Watching Blake’s 7


You don’t know me (probably.)  But I do know Blake’s 7 in my own little way.  It’s a show that I can only watch in its entirety over a short period of time. Like a space opera I suppose.  After falling in and out of its clutches over the last twenty years or so, and with the 40th anniversary approaching, I thought that this 38 year old should type some thoughts about this show before my latest love-in with it withers away for another few years.  That’s what I like about this drama, I return to it again and again as new.

So here’s the long (and not so short of it.)  I’ve been a Doctor Who fan all my life… well since episode three of The Keeper of Traken – I remember the fauna.  I was seriously into my stride as a devoted watcher, and enjoyed the thrills and spills of it’s 21st season with less critical eyes.  I was bounced pillar to post from sea bases, not so quaint English villages, metal gantries on crashed space ships, and the grim, dank brickwork of Butlers Wharf in London only to have my Doctor taken away from me in a matte painted Dorset quarry, perhaps a nearby quarry to where Blake, Jenna and Avon where eyeing up some Moon Disks in the sun(s) of a matte painted Zondar.

My introduction to Blake’s 7 was a low key affair – a simple recommendation by a friend.  I knew of the programme, and it was always inevitable that I would dip my toes into it.  My vague memory of Traken’s horticulture is matched by an equally faint image of a red/brown planet surface whooshing past the camera and two long futuristic sounding notes – aka the title sequence to series 4.   It meant that my parents watched it.   Then it was a tantalising weekly image, nowadays I chuckle at how someone lined up the visuals of the title sequence to the theme from ‘The Good Life’ and how it synchs perfectly.  How times change.

It was the compilation tapes that were my way in.  For those who don’t know, (and I’m guessing most of you do) the first commercial releases of Blake were in the form of four VHS videos.

‘The Beginning’ – featuring bits of the first four stories.

‘Duel’ – where the fight with the federation is established,

‘Orac’ – which, funnily enough, is all about finding Orac.

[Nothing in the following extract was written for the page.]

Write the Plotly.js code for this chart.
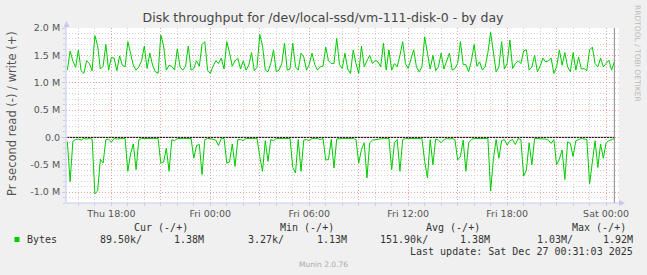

‘Aftermath’ which documents some of the adventures in the later half of the series lifespan.

These compilations were enough to interest me further, and luckily I had come to party late, meaning that the BBC were well into releasing each unedited episode on VHS by the time my interest was increasing.  So in 1992, I went for it.  But which one?  I went for the one that had just appeared on the shop shelf of my local Woolworths.  This was the 4th season episodes ‘Power’ and ‘Traitor.’  Now dear reader, I didn’t have any concept of a ‘Ben Steed script’ or any consideration that Paul Darrow’s performance, whilst captivating, might be a little on the theatrical side. I simply put the cassette into the VCR and enjoyed a 50 minute drama that nipped along at a reasonable pace, made me laugh, and had a gravel pit that looked exactly like the gravel pit in the first series.  The fact I was noticing these things, was indication that I was following this a little too closely.

From this, I bought a second hand copy of Tony Attwood’s programme guide.  I was fascinated by the written descriptions of the episodes.  It also introduced me to the word ‘triumvirate’ – something of which made me sound a lot cleverer than I actually am when going on tentative first dates with a girlfriend.  She is now my wife.  Thank you Governor Le Grand!  But the descriptions weren’t spoilers to me, they were a glimpse of everything I was anticipating when I saved enough pocket money to buy another tape.

Then there were the VHS covers.  Whilst they may not have always had the most accurate depictions of our heroes (I still remember buying Warlord/Blake in my local Woolworths in Dawlish, Devon and thinking ‘is that really Avon?’)  they still had considerable dynamism in their layout.  Also having two episodes per tape seemed to create a symbiotic relation between two episodes.  I still can’t watch Moloch without thinking about Deathwatch, or Hostage without Countdown.  It all fell into place, and I was hooked.  A year or two later, I bought my last cassette – Volcano/Dawn of the Gods. The journey, first time around, was complete.